This morning there seemed to be one crisis after another. I ran out of creamer for my coffee, one of my editors needed to vent at me about another writer, and I had a no show on a phone interview which really ticked me off because I got up at the crack of dawn to call freaking London to talk to the guy. By noon, no amount of caffeine was going to make me productive, so I gathered my daughter and two dogs and headed to Sonic.
We love Sonic. The girls (my dogs) enjoy Sonic more than any other fast food restaurant. I think because they can interact with the help. When we go to other fast food or bank drive thrus, they only get frustrated because they hear the server’s voice but they don’t see anyone. For my neurotic, Bambi-looking pooch, LuLu, this is especially worrisome. Voices with no bodies attached make her skittish, and she starts to shake.
But at Sonic, not only do the girls see a head, but they see an entire body as the serving staff roller skates up to your window to bring food.
Okay, there has been an instance or two when Frankie, my moose dog, has tried to relieve the server of the food before he or she has had a chance to hand it off to me. In fact, the last time we were at Sonic, the server had to bring us our order twice since Frankie’s paw knocked the tray with the food out of the server’s hands. While the server laughed at the incident, I was not as amused since the double cost of the fast food meal was as much as a sit down dinner somewhere else.
Anyway, today I took precautions and kept the girls in their seatbelts until the server skated off. Then, I carefully laid out each girl’s burger so that they would have their food in front of them while my daughter and I enjoyed our lunch. It’s funny how we got maybe one bite into our chicken sandwiches and both dogs were already done with their meals. Obviously, I have failed in teaching them proper table etiquette.

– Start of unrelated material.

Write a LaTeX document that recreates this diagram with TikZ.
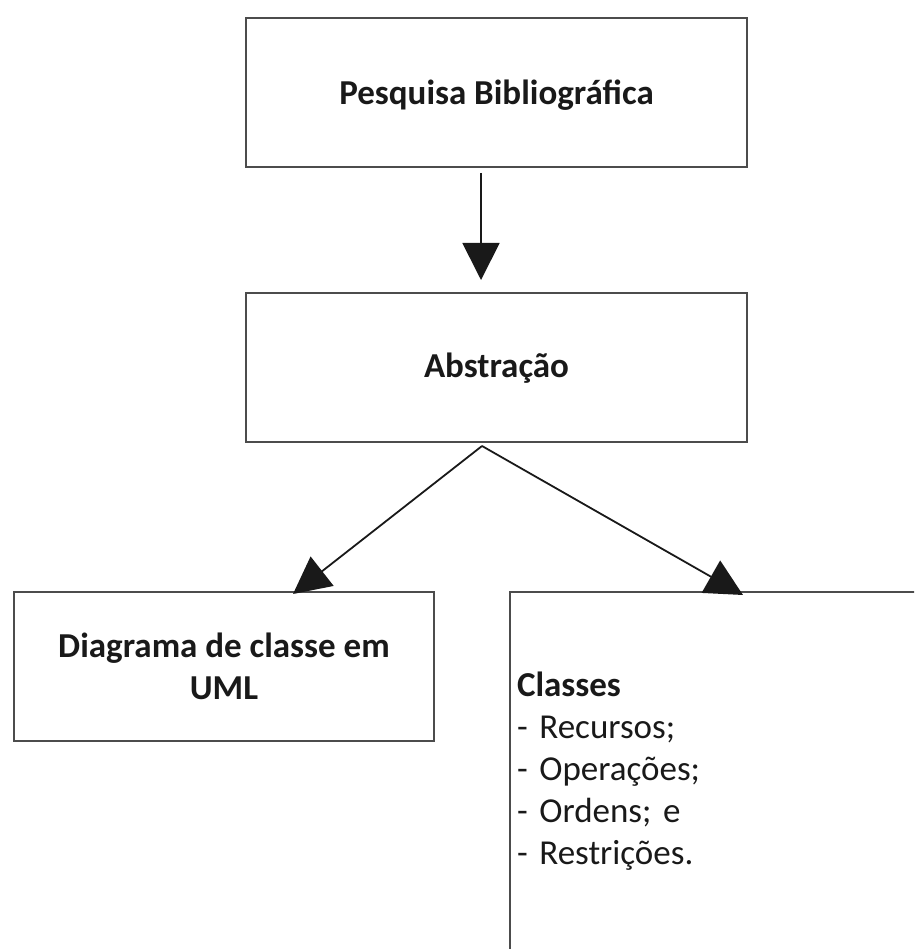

We tried to ignore the panting and whimpering from the back seat that easily translated into “GIVE US MORE FOOD”, but it soon got to be impossible. So, I ripped off part of my sandwich, divided it into two pieces, and gave one to each dog. This is when the trouble started. One piece must have fallen on the floor of my Escape, and for some reason both dogs wanted that one piece. They dove to the floor and a Cujo moment ensued.
A Cujo moment in my house is when both dogs start to fight — usually it’s over a toy or a bone. It’s never a big deal; it’s just loud. I get in the middle of the two of them and yell “STOP NOW!” That command sends them off to opposite corners. Then, they feel badly about their outburst and come together and start kissing each other. However, in the small confines of the car, the STOP command had little effect. The dogs were growling, the fur was flying, the food was everywhere and my daughter and I were not helping matters by yelling as well. Finally, I jumped into the backseat and into the middle of the fray and put an end to the barking, sniping and bad behavior. When all was said and done, my nice clean escape with its newly detailed leather seats, was filled with dog hair, mashed burger pieces and splatters of ketchup. It looked like a scene from CSI: Miami.
While we thought it was a wild scene in the car, I can only imagine what the people in the car next to us thought. After the doggie altercation was over, I happened to look up to see if anyone caught the canine chaos. The two teenage guys next to us were convulsed in laughter. I cannot be sure if they were laughing at us, but unless they had some other type of comedic entertainment going on in that car, it’s a pretty good bet that we were the source of their giggling.
I quickly buckled the girls back in their seatbelts and took off. I guess the road trip and the fighting proved to be too much for them because they slept the entire drive home. When I pulled into the driveway, I let them into the backyard and they both caught sight of the same squirrel. They took off after the rodent and then stopped to play with each other in the yard. I knew then that all was forgiven. The one nice thing about dogs: they don’t hold grudges. We should all take a lesson from them.